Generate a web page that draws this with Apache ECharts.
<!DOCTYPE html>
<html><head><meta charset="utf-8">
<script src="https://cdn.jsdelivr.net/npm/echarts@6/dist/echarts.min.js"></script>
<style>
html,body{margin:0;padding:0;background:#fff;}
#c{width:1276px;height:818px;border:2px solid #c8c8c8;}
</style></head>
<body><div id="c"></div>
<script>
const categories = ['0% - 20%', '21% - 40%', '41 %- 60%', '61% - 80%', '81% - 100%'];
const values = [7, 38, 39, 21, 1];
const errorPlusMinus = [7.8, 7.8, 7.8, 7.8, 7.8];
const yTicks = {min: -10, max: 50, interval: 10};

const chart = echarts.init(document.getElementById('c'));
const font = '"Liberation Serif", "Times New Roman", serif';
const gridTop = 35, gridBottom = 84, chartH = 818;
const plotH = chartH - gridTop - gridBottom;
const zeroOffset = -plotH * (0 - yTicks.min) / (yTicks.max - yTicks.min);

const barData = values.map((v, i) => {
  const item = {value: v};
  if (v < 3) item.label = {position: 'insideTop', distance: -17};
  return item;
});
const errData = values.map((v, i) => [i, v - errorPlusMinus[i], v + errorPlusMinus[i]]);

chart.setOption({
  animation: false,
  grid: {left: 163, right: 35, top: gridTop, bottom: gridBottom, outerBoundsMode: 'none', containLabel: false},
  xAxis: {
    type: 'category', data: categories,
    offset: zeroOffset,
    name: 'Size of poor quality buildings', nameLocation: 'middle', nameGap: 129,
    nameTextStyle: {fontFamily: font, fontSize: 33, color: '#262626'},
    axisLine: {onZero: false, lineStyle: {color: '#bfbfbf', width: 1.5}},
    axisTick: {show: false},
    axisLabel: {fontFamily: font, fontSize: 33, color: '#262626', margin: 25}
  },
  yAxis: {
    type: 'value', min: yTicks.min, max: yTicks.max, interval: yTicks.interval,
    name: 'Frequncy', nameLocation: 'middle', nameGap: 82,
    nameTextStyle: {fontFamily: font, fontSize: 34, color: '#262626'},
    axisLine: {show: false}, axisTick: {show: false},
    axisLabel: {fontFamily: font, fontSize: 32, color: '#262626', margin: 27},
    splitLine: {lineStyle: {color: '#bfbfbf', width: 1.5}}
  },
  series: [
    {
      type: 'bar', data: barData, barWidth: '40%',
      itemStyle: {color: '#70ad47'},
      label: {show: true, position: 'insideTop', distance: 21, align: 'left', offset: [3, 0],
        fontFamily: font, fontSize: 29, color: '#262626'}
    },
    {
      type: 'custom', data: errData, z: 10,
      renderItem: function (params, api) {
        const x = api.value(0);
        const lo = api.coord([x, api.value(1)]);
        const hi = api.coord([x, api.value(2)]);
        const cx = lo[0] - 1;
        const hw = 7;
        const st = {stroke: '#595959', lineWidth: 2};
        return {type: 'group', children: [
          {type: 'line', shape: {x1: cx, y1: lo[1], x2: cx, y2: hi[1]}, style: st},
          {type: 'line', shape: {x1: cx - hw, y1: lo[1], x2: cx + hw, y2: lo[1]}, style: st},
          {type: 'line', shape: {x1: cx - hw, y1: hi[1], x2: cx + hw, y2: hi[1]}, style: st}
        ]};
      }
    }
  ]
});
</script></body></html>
::::
Reproduce the full listing above, character for character.

Generate a web page that draws this with Apache ECharts.
<!DOCTYPE html>
<html><head><meta charset="utf-8">
<script src="https://cdn.jsdelivr.net/npm/echarts@6/dist/echarts.min.js"></script>
<style>
html,body{margin:0;padding:0;background:#fff;}
#c{width:1276px;height:818px;border:2px solid #c8c8c8;}
</style></head>
<body><div id="c"></div>
<script>
const categories = ['0% - 20%', '21% - 40%', '41 %- 60%', '61% - 80%', '81% - 100%'];
const values = [7, 38, 39, 21, 1];
const errorPlusMinus = [7.8, 7.8, 7.8, 7.8, 7.8];
const yTicks = {min: -10, max: 50, interval: 10};

const chart = echarts.init(document.getElementById('c'));
const font = '"Liberation Serif", "Times New Roman", serif';
const gridTop = 35, gridBottom = 84, chartH = 818;
const plotH = chartH - gridTop - gridBottom;
const zeroOffset = -plotH * (0 - yTicks.min) / (yTicks.max - yTicks.min);

const barData = values.map((v, i) => {
  const item = {value: v};
  if (v < 3) item.label = {position: 'insideTop', distance: -17};
  return item;
});
const errData = values.map((v, i) => [i, v - errorPlusMinus[i], v + errorPlusMinus[i]]);

chart.setOption({
  animation: false,
  grid: {left: 163, right: 35, top: gridTop, bottom: gridBottom, outerBoundsMode: 'none', containLabel: false},
  xAxis: {
    type: 'category', data: categories,
    offset: zeroOffset,
    name: 'Size of poor quality buildings', nameLocation: 'middle', nameGap: 129,
    nameTextStyle: {fontFamily: font, fontSize: 33, color: '#262626'},
    axisLine: {onZero: false, lineStyle: {color: '#bfbfbf', width: 1.5}},
    axisTick: {show: false},
    axisLabel: {fontFamily: font, fontSize: 33, color: '#262626', margin: 25}
  },
  yAxis: {
    type: 'value', min: yTicks.min, max: yTicks.max, interval: yTicks.interval,
    name: 'Frequncy', nameLocation: 'middle', nameGap: 82,
    nameTextStyle: {fontFamily: font, fontSize: 34, color: '#262626'},
    axisLine: {show: false}, axisTick: {show: false},
    axisLabel: {fontFamily: font, fontSize: 32, color: '#262626', margin: 27},
    splitLine: {lineStyle: {color: '#bfbfbf', width: 1.5}}
  },
  series: [
    {
      type: 'bar', data: barData, barWidth: '40%',
      itemStyle: {color: '#70ad47'},
      label: {show: true, position: 'insideTop', distance: 21, align: 'left', offset: [3, 0],
        fontFamily: font, fontSize: 29, color: '#262626'}
    },
    {
      type: 'custom', data: errData, z: 10,
      renderItem: function (params, api) {
        const x = api.value(0);
        const lo = api.coord([x, api.value(1)]);
        const hi = api.coord([x, api.value(2)]);
        const cx = lo[0] - 1;
        const hw = 7;
        const st = {stroke: '#595959', lineWidth: 2};
        return {type: 'group', children: [
          {type: 'line', shape: {x1: cx, y1: lo[1], x2: cx, y2: hi[1]}, style: st},
          {type: 'line', shape: {x1: cx - hw, y1: lo[1], x2: cx + hw, y2: lo[1]}, style: st},
          {type: 'line', shape: {x1: cx - hw, y1: hi[1], x2: cx + hw, y2: hi[1]}, style: st}
        ]};
      }
    }
  ]
});
</script></body></html>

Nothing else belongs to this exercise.